I’ve often heard the “why punish those kids?” argument, “those kids” referring to players on the Penn State football team who wouldn’t get to go to a bowl game. Yea, I’m much more concerned about a different subset of “those kids.”

Meanwhile, I have nothing but contempt for the students who had a full-on celebration on campus Monday night, chanting Joe Paterno’s name and demanded the return of his statue. They also completely misunderstood the NCAA’s decision- it was a reward for Penn State’s current leadership for compliance with the original penalty and “good behavior,” not an exoneration of Paterno or any type of feint towards restoring the coach’s wins or statue. Neither should ever happen, and neither ever will.
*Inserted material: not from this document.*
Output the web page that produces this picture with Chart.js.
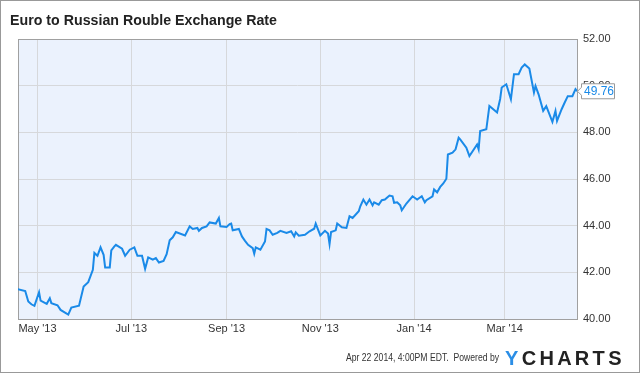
<!DOCTYPE html>
<html>
<head>
<meta charset="utf-8">
<script src="https://cdn.jsdelivr.net/npm/chart.js@4"></script>
<style>
  body { margin: 0; background: #fff; }
  canvas { display: block; }
</style>
</head>
<body>
<canvas id="rateChart" width="640" height="373"></canvas>
<script>
// days after 1 May 2013
const dayOffsets = [
  -13, -8, -6, -4, -2, 1, 2, 6, 8, 9, 13, 15, 20, 22, 27, 30, 33, 36, 37, 39,
  41, 43, 44, 47, 48, 50, 51, 55, 57, 60, 63, 65, 68, 70, 72, 75, 77, 79, 82, 84,
  86, 88, 90, 96, 99, 101, 104, 105, 107, 110, 112, 116, 118, 119, 123, 125, 126, 127, 131, 133,
  135, 137, 140, 141, 142, 145, 148, 149, 151, 153, 156, 158, 162, 165, 167, 168, 170, 174, 177, 180,
  181, 184, 187, 189, 190, 191, 194, 195, 198, 201, 203, 205, 209, 210, 212, 214, 216, 218, 219, 222,
  224, 226, 229, 231, 232, 234, 236, 237, 240, 244, 247, 250, 252, 253, 257, 258, 260, 262, 264, 266,
  267, 270, 272, 274, 275, 279, 281, 286, 287, 288, 292, 294, 299, 301, 302, 305, 308, 310, 313, 315,
  317, 320, 323, 324, 326, 329, 331, 335, 337, 338, 341, 343, 345, 348, 350, 351
];

const eurRub = [
  41.28, 41.20, 40.75, 40.63, 40.56, 41.15, 40.79, 40.65, 40.89, 40.68, 40.59, 40.39, 40.19, 40.49, 40.57, 41.39, 41.58, 42.11, 42.83, 42.71,
  43.07, 42.75, 42.21, 42.21, 42.94, 43.11, 43.18, 43.01, 42.71, 42.97, 43.07, 42.71, 42.71, 42.15, 42.64, 42.54, 42.61, 42.42, 42.49, 42.78,
  43.37, 43.50, 43.73, 43.58, 43.97, 43.86, 43.90, 43.78, 43.90, 43.97, 44.14, 44.09, 44.33, 43.97, 43.94, 44.07, 44.09, 43.80, 43.86, 43.54,
  43.35, 43.18, 43.04, 42.80, 43.07, 42.97, 43.32, 43.86, 43.80, 43.61, 43.69, 43.78, 43.69, 43.76, 43.54, 43.71, 43.57, 43.61, 43.76, 43.87,
  44.09, 43.58, 43.78, 43.66, 43.21, 43.73, 43.80, 44.09, 43.93, 43.90, 44.40, 44.33, 44.62, 44.83, 45.12, 44.90, 45.12, 44.87, 45.00, 44.90,
  45.09, 45.12, 45.29, 45.26, 44.98, 45.00, 44.87, 44.66, 44.95, 45.26, 45.12, 45.26, 45.00, 45.09, 45.26, 45.55, 45.43, 45.66, 45.81, 46.01,
  47.05, 47.13, 47.27, 47.77, 47.70, 47.34, 46.98, 47.48, 47.27, 48.06, 48.13, 49.13, 48.85, 49.43, 49.92, 50.06, 49.42, 50.49, 50.49, 50.78,
  50.91, 50.73, 49.71, 49.99, 49.63, 48.92, 49.12, 48.45, 48.92, 48.49, 48.99, 49.28, 49.55, 49.55, 49.85, 49.76
];

const monthTicks = [0, 61, 123, 184, 245, 304];
const monthLabels = ["May '13", "Jul '13", "Sep '13", "Nov '13", "Jan '14", "Mar '14"];
const rateTicks = [40, 42, 44, 46, 48, 50, 52];

const chartTitle = "Euro to Russian Rouble Exchange Rate";
const footerText = "Apr 22 2014, 4:00PM EDT.  Powered by";
const lastValueText = "49.76";

const lineBlue = "#1a8ae8";
const fontFam = "'Liberation Sans', Arial, sans-serif";

Chart.defaults.font.family = fontFam;
Chart.defaults.font.size = 11;
Chart.defaults.color = "#333";

const chromePlugin = {
  id: "chrome",
  beforeDraw(chart) {
    const { ctx, chartArea: a } = chart;
    ctx.save();
    ctx.fillStyle = "#fff";
    ctx.fillRect(0, 0, chart.width, chart.height);
    ctx.fillStyle = "#ebf2fd";
    ctx.fillRect(a.left, a.top, a.right - a.left, a.bottom - a.top);
    ctx.restore();
  },
  beforeDatasetsDraw(chart) {
    const { ctx, chartArea: a } = chart;
    ctx.save();
    ctx.strokeStyle = "#a0a0a0";
    ctx.lineWidth = 1;
    ctx.strokeRect(Math.round(a.left) + 0.5, Math.round(a.top) + 0.5,
      Math.round(a.right - a.left), Math.round(a.bottom - a.top));
    ctx.restore();
  },
  afterDraw(chart) {
    const { ctx } = chart;
    const xs = chart.scales.x, ys = chart.scales.y;
    ctx.save();

    // outer frame
    ctx.strokeStyle = "#999";
    ctx.strokeRect(0.5, 0.5, chart.width - 1, chart.height - 1);

    // title, squeezed a little to the reference width
    ctx.fillStyle = "#222";
    ctx.font = "bold 15px " + fontFam;
    ctx.textBaseline = "alphabetic";
    ctx.textAlign = "left";
    const tw = ctx.measureText(chartTitle).width;
    ctx.save();
    ctx.translate(10, 25);
    ctx.scale(267 / tw, 1);
    ctx.fillText(chartTitle, 0, 0);
    ctx.restore();

    // last value tag
    const px = xs.getPixelForValue(dayOffsets[dayOffsets.length - 1]);
    const py = ys.getPixelForValue(eurRub[eurRub.length - 1]);
    const bx = px + 4, bw = 33, bh = 15;
    ctx.beginPath();
    ctx.moveTo(px + 0.5, py);
    ctx.lineTo(bx + 0.5, py - 4);
    ctx.lineTo(bx + 0.5, py - bh / 2);
    ctx.lineTo(bx + bw + 0.5, py - bh / 2);
    ctx.lineTo(bx + bw + 0.5, py + bh / 2);
    ctx.lineTo(bx + 0.5, py + bh / 2);
    ctx.lineTo(bx + 0.5, py + 4);
    ctx.closePath();
    ctx.fillStyle = "#fff";
    ctx.fill();
    ctx.strokeStyle = "#999";
    ctx.stroke();
    ctx.fillStyle = lineBlue;
    ctx.font = "12px " + fontFam;
    ctx.textBaseline = "middle";
    ctx.fillText(lastValueText, bx + 3, py + 0.5);

    // footer
    ctx.textBaseline = "alphabetic";
    ctx.textAlign = "left";
    ctx.font = "10.5px " + fontFam;
    ctx.fillStyle = "#333";
    const fw = ctx.measureText(footerText).width;
    ctx.save();
    ctx.translate(346, 361);
    ctx.scale(Math.min(1, 153 / fw), 1);
    ctx.fillText(footerText, 0, 0);
    ctx.restore();

    ctx.font = "bold 20px " + fontFam;
    let cx = 505;
    const logo = "YCHARTS";
    for (let i = 0; i < logo.length; i++) {
      ctx.fillStyle = i === 0 ? "#2b8ee6" : "#222";
      ctx.fillText(logo[i], cx, 365);
      cx += ctx.measureText(logo[i]).width + 3.3;
    }
    ctx.restore();
  }
};

const ctx = document.getElementById("rateChart").getContext("2d");

new Chart(ctx, {
  type: "line",
  data: {
    datasets: [
      {
        label: "EUR/RUB",
        data: dayOffsets.map((d, i) => ({ x: d, y: eurRub[i] })),
        borderColor: lineBlue,
        borderWidth: 2,
        pointRadius: 0,
        tension: 0,
        fill: false,
      },
    ],
  },
  options: {
    responsive: false,
    animation: false,
    devicePixelRatio: 1,
    layout: { padding: { left: 18, top: 39, right: 0, bottom: 0 } },
    plugins: {
      legend: { display: false },
      tooltip: { enabled: false },
    },
    scales: {
      x: {
        type: "linear",
        min: -12.7,
        max: 351,
        afterFit: (scale) => { scale.height = 54; },
        afterBuildTicks: (scale) => {
          scale.ticks = monthTicks.map((v) => ({ value: v }));
        },
        ticks: {
          padding: 3,
          maxRotation: 0,
          color: "#333",
          callback: (v) => monthLabels[monthTicks.indexOf(v)],
        },
        grid: { color: "#d6d8db", lineWidth: 1, drawTicks: false },
        border: { display: false },
      },
      y: {
        position: "right",
        min: 40,
        max: 52,
        afterFit: (scale) => { scale.width = 63; },
        afterBuildTicks: (scale) => {
          scale.ticks = rateTicks.map((v) => ({ value: v }));
        },
        ticks: {
          padding: 6,
          color: "#333",
          callback: (v) => v.toFixed(2),
        },
        grid: { color: "#d6d8db", lineWidth: 1, drawTicks: false },
        border: { display: false },
      },
    },
  },
  plugins: [chromePlugin],
});
</script>
</body>
</html>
Those fans sent a clear message of their own:  Everything is back to normal, let’s play football, and we’re going to proceed with a clear conscience as though the Jerry Sandusky scandal never happened. It was fans of a team enthusiastically celebrating the slight reduction of their school’s penalty for a child sex abuse coverup. And that was disgusting- it was like Ferguson, only for undergraduate shitheads.

But if only Monday night’s revelers were the worst actors in this whole drama.

I reserve that particular dishonor for the community of Penn State truthers, who are truly among the ultimate scum of the Earth. These repugnant trolls have moved far beyond advocating for Paterno or Penn State football- they are actually flacking on behalf of Jerry Sandusky himself, claiming his innocence and proclaiming every last one of his child sex abuse victims opportunistic liars.

This position seems to be based entirely on several of the victims having vouched for Sandusky, or continuing to have relationships with him, at first before ultimately testifying against him and/or suing.  But as any abuse-related professional could tell you, this sort of thing happens in abusive situations all the damn time, that of Ray Rice included, and in no way whatsoever exonerates the abuser. The Sandusky jury saw it the same way, convicting him on 45 separate counts.

I realize that this is a relatively small group of people, who don’t represent anywhere close to the majority of Penn Staters or necessarily even Paterno defenders. But they’re loud,  some of them are media savvy and like it or not they’re part of the conversation.

Make no mistake about it, though: These people are evil, they are human garbage, and they are open apologists for child rape. They need to stop. And media outlets who have given them a microphone need to stop doing so, today.

I can understand the actions of Paterno’s sons, striving to clear the name of their father, and If I were in their shoes I may very well be doing the same thing. Someone like Franco Harris has said a lot of regrettable things about this case in the last two years, but I can understand that he’s acting out of loyalty to his coach, a man who made a strong difference in his life. Lifelong fans of the team, who have taken it as a bedrock principle their entire lives that Joe Paterno is the world’s leading paragon of moral virtue? I don’t quite sympathize, but I understand.

But the NCAA, reducing a deserved penalty for an unspeakably evil act? A bunch of drunken 18-year-olds who were freshmen in high school when it all went down in 2011, treating the lifting a child rape coverup-related ban like it was Mardi Gras? A group of sociopathic freaks, who spend each day slandering sex abuse victims, threatening female journalists on Twitter and seeking the rehabilitation of a monster like Sandusky? My sympathy for those people is less than nonexistent.

So how long will this go on? Will we still be arguing about the Penn State sanctions decades from now? Another legendary coach, one who had a fatal weakness for beating up college students, Bob Knight, was fired from Indiana 15 years ago- and they’re still arguing about it there now.

Two more years of sanctions or not, I’ve got a feeling these arguments are far from over. For all I know Penn State ends up a perennial national power under James Franklin, one that behaves impeccably as a program from this day forward. But I’m never going to forget about what happened in the Sandusky case anytime soon.